Beginning with the first line, set down every line through the one containing "var marketBottom = [11, 24];", exactly as it appears, but not the pictures.

>> Begin Available data

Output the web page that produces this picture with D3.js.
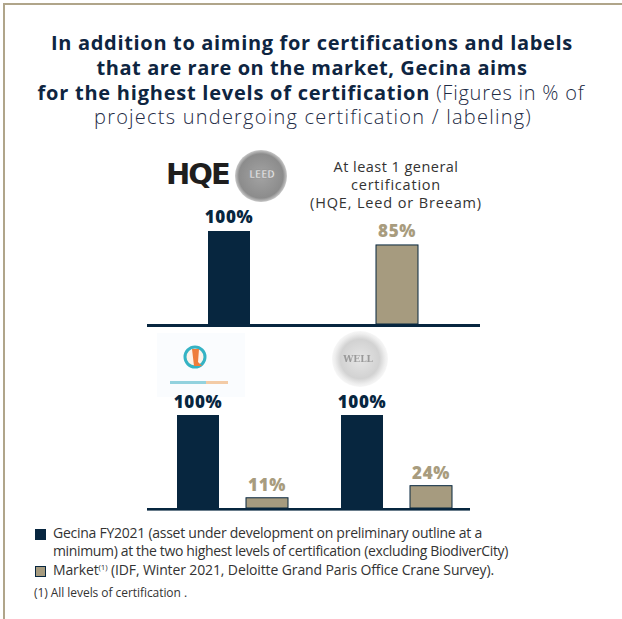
<!DOCTYPE html>
<html>
<head>
<meta charset="utf-8">
<script src="https://cdn.jsdelivr.net/npm/d3@7"></script>
<style>
  html, body { margin: 0; padding: 0; background: #fff; }
  svg { display: block; }
</style>
</head>
<body>
<div id="chart"></div>
<script>
// values
var series = ["Gecina", "Market"];
var topGroup = ["At least 1 general certification"];
var topValues = [100, 85];
var bottomGroups = ["BiodiverCity", "WELL"];
var gecinaBottom = [100, 100];
var marketBottom = [11, 24];

var titleLines = [
  "In addition to aiming for certifications and labels",
  "that are rare on the market, Gecina aims"
];
var noteLines = ["At least 1 general", "certification", "(HQE, Leed or Breeam)"];
var legendTexts = [
  "Gecina FY2021 (asset under development on preliminary outline at a",
  "minimum) at the two highest levels of certification (excluding BiodiverCity)"
];

var navy = "#07263f", tan = "#a69b7f", tanText = "#a89c7e", frame = "#b0a58a";
var font = "'Open Sans', sans-serif";

var W = 622, H = 619;
var svg = d3.select("#chart").append("svg").attr("width", W).attr("height", H);

// frame
svg.append("line").attr("x1", 3).attr("x2", W).attr("y1", 4).attr("y2", 4)
  .attr("stroke", frame).attr("stroke-width", 2);
svg.append("line").attr("x1", 4).attr("x2", 4).attr("y1", 3).attr("y2", H)
  .attr("stroke", frame).attr("stroke-width", 2);

// stretch a text to a target width with letter spacing (keeps font size)
function spread(sel, width) {
  var n = sel.node();
  var w = n.getBBox().width;
  var chars = n.textContent.length;
  sel.attr("letter-spacing", (width - w) / chars);
}

// title
var title = svg.append("g").attr("font-family", font).attr("fill", "#0e2541").attr("text-anchor", "middle");
title.selectAll("text.tl").data(titleLines).enter().append("text")
  .attr("class", "tl")
  .attr("x", 312).attr("y", function(d, i) { return 50 + i * 25; })
  .attr("font-weight", 700).attr("font-size", 20)
  .text(function(d) { return d; })
  .each(function(d, i) { spread(d3.select(this), i === 0 ? 522 : 431); });

var t3 = title.append("text").attr("x", 311).attr("y", 100).attr("font-size", 20);
t3.append("tspan").attr("font-weight", 700).text("for the highest levels of certification");
t3.append("tspan").attr("font-weight", 300).attr("fill", "#1e2b45").text(" (Figures in % of");
spread(t3, 549);
var t4 = title.append("text").attr("x", 313).attr("y", 124).attr("font-size", 20)
  .attr("font-weight", 300).attr("fill", "#1e2b45")
  .text("projects undergoing certification / labeling)");
spread(t4, 438);

// ---------- logos (drawn approximations, behind the bars) ----------
var defs = svg.append("defs");
var lg = defs.append("radialGradient").attr("id", "leed");
lg.append("stop").attr("offset", "0%").attr("stop-color", "#a3a3a3");
lg.append("stop").attr("offset", "85%").attr("stop-color", "#8c8c8c");
lg.append("stop").attr("offset", "100%").attr("stop-color", "#c9c9c9");
var wg = defs.append("radialGradient").attr("id", "well");
wg.append("stop").attr("offset", "0%").attr("stop-color", "#e6e6e6");
wg.append("stop").attr("offset", "70%").attr("stop-color", "#d2d2d2");
wg.append("stop").attr("offset", "90%").attr("stop-color", "#eeeeee");
wg.append("stop").attr("offset", "100%").attr("stop-color", "#f7f7f7");
defs.append("filter").attr("id", "blur").append("feGaussianBlur").attr("stdDeviation", 0.7);

var logos = svg.append("g");
logos.append("text").attr("x", 166).attr("y", 184).attr("font-family", "'DejaVu Sans', sans-serif")
  .attr("font-weight", 700).attr("font-size", 29).attr("fill", "#1e1e1e").attr("letter-spacing", -2)
  .text("HQE");
logos.append("circle").attr("cx", 261).attr("cy", 176).attr("r", 26).attr("fill", "url(#leed)")
  .attr("filter", "url(#blur)");
logos.append("text").attr("x", 262).attr("y", 178).attr("text-anchor", "middle")
  .attr("font-family", "'DejaVu Sans Condensed', sans-serif").attr("font-size", 10).attr("font-weight", 700)
  .attr("fill", "#e6e6e6").attr("stroke", "#8a8a8a").attr("stroke-width", 0.4)
  .text("LEED");

var bio = logos.append("g").attr("filter", "url(#blur)");
bio.append("rect").attr("x", 157).attr("y", 333).attr("width", 88).attr("height", 64).attr("fill", "#fafcfe");
bio.append("circle").attr("cx", 195).attr("cy", 357).attr("r", 10).attr("fill", "#fdf3ea")
  .attr("stroke", "#35b3c4").attr("stroke-width", 3);
bio.append("path").attr("d", "M192,349 L199,349 L198,362 L202,366 L194,366 Z").attr("fill", "#ee7d3a");
bio.append("rect").attr("x", 170).attr("y", 381).attr("width", 36).attr("height", 3).attr("fill", "#93d2de");
bio.append("rect").attr("x", 206).attr("y", 381).attr("width", 22).attr("height", 3).attr("fill", "#f3cba6");

var well = logos.append("g").attr("filter", "url(#blur)");
well.append("circle").attr("cx", 360).attr("cy", 359).attr("r", 28).attr("fill", "url(#well)");
well.append("text").attr("x", 358).attr("y", 362).attr("text-anchor", "middle")
  .attr("font-family", "'DejaVu Serif', serif").attr("font-size", 9).attr("font-weight", 700)
  .attr("fill", "#9a9a9a").text("WELL");

// ---------- top panel ----------
var yTop = d3.scaleLinear().domain([0, 100]).range([324, 231]);
var xTop = d3.scaleBand().domain(series).range([208, 418]).paddingInner(0.75);

var topG = svg.append("g");
topG.selectAll("rect").data(topValues).enter().append("rect")
  .attr("x", function(d, i) { return xTop(series[i]); })
  .attr("width", xTop.bandwidth())
  .attr("y", function(d) { return yTop(d); })
  .attr("height", function(d) { return yTop(0) - yTop(d); })
  .attr("fill", function(d, i) { return i === 0 ? navy : tan; })
  .attr("stroke", function(d, i) { return i === 0 ? "none" : navy; })
  .attr("stroke-width", 1);
topG.selectAll("text").data(topValues).enter().append("text")
  .attr("x", function(d, i) { return xTop(series[i]) + xTop.bandwidth() / 2; })
  .attr("y", function(d) { return yTop(d) - 8; })
  .attr("text-anchor", "middle").attr("font-family", font).attr("font-weight", 800)
  .attr("font-size", 17).attr("letter-spacing", 0.6)
  .attr("fill", function(d, i) { return i === 0 ? navy : tanText; })
  .text(function(d) { return d + "%"; });
topG.append("rect").attr("x", 147).attr("width", 333).attr("y", 324).attr("height", 3).attr("fill", navy);

// note
svg.append("g").attr("font-family", font).attr("font-size", 14.5).attr("fill", "#333")
  .attr("text-anchor", "middle")
  .selectAll("text").data(noteLines).enter().append("text")
  .attr("x", 396).attr("y", function(d, i) { return 172 + i * 18; })
  .text(function(d) { return d; })
  .each(function(d, i) { spread(d3.select(this), [125, 90, 172][i]); });

// ---------- bottom panel ----------
var yBot = d3.scaleLinear().domain([0, 100]).range([508, 415]);
var x0 = d3.scaleBand().domain(bottomGroups).range([150, 478]);
var x1 = d3.scaleBand().domain(series).range([27, 138]).paddingInner(27 / 69);

var botData = [];
bottomGroups.forEach(function(g, i) {
  botData.push({ group: g, s: "Gecina", v: gecinaBottom[i] });
  botData.push({ group: g, s: "Market", v: marketBottom[i] });
});
var botG = svg.append("g");
botG.selectAll("rect").data(botData).enter().append("rect")
  .attr("x", function(d) { return x0(d.group) + x1(d.s); })
  .attr("width", x1.bandwidth())
  .attr("y", function(d) { return yBot(d.v); })
  .attr("height", function(d) { return yBot(0) - yBot(d.v); })
  .attr("fill", function(d) { return d.s === "Gecina" ? navy : tan; })
  .attr("stroke", function(d) { return d.s === "Gecina" ? "none" : navy; })
  .attr("stroke-width", 1);
botG.selectAll("text").data(botData).enter().append("text")
  .attr("x", function(d) { return x0(d.group) + x1(d.s) + x1.bandwidth() / 2; })
  .attr("y", function(d) { return yBot(d.v) - 7; })
  .attr("text-anchor", "middle").attr("font-family", font).attr("font-weight", 800)
  .attr("font-size", 17).attr("letter-spacing", 0.6)
  .attr("fill", function(d) { return d.s === "Gecina" ? navy : tanText; })
  .text(function(d) { return d.v + "%"; });
botG.append("rect").attr("x", 147).attr("width", 323).attr("y", 508).attr("height", 2.6).attr("fill", navy);

// ---------- legend ----------
var leg = svg.append("g").attr("font-family", font).attr("fill", "#333");
leg.append("rect").attr("x", 35.5).attr("y", 529.5).attr("width", 10).attr("height", 10)
  .attr("fill", navy).attr("stroke", navy);
leg.append("rect").attr("x", 35.5).attr("y", 566.5).attr("width", 10).attr("height", 10)
  .attr("fill", tan).attr("stroke", navy);
leg.selectAll("text.lg").data(legendTexts).enter().append("text")
  .attr("class", "lg").attr("x", 53).attr("y", function(d, i) { return 538 + i * 18; })
  .attr("font-size", 14).text(function(d) { return d; })
  .each(function(d, i) { spread(d3.select(this), i === 0 ? 429 : 455); });
var m = leg.append("text").attr("x", 53).attr("y", 575).attr("font-size", 14);
m.append("tspan").text("Market");
m.append("tspan").attr("font-size", 8).attr("dy", -5).text("(1)");
m.append("tspan").attr("dy", 5).text(" (IDF, Winter 2021, Deloitte Grand Paris Office Crane Survey).");
spread(m, 441);
var fn = leg.append("text").attr("x", 34).attr("y", 597).attr("font-size", 12)
  .text("(1) All levels of certification .");
spread(fn, 153);
</script>
</body>
</html>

>> End Available data

▶ [Response below]:
Output the web page that produces this picture with D3.js.
<!DOCTYPE html>
<html>
<head>
<meta charset="utf-8">
<script src="https://cdn.jsdelivr.net/npm/d3@7"></script>
<style>
  html, body { margin: 0; padding: 0; background: #fff; }
  svg { display: block; }
</style>
</head>
<body>
<div id="chart"></div>
<script>
// values
var series = ["Gecina", "Market"];
var topGroup = ["At least 1 general certification"];
var topValues = [100, 85];
var bottomGroups = ["BiodiverCity", "WELL"];
var gecinaBottom = [100, 100];
var marketBottom = [11, 24];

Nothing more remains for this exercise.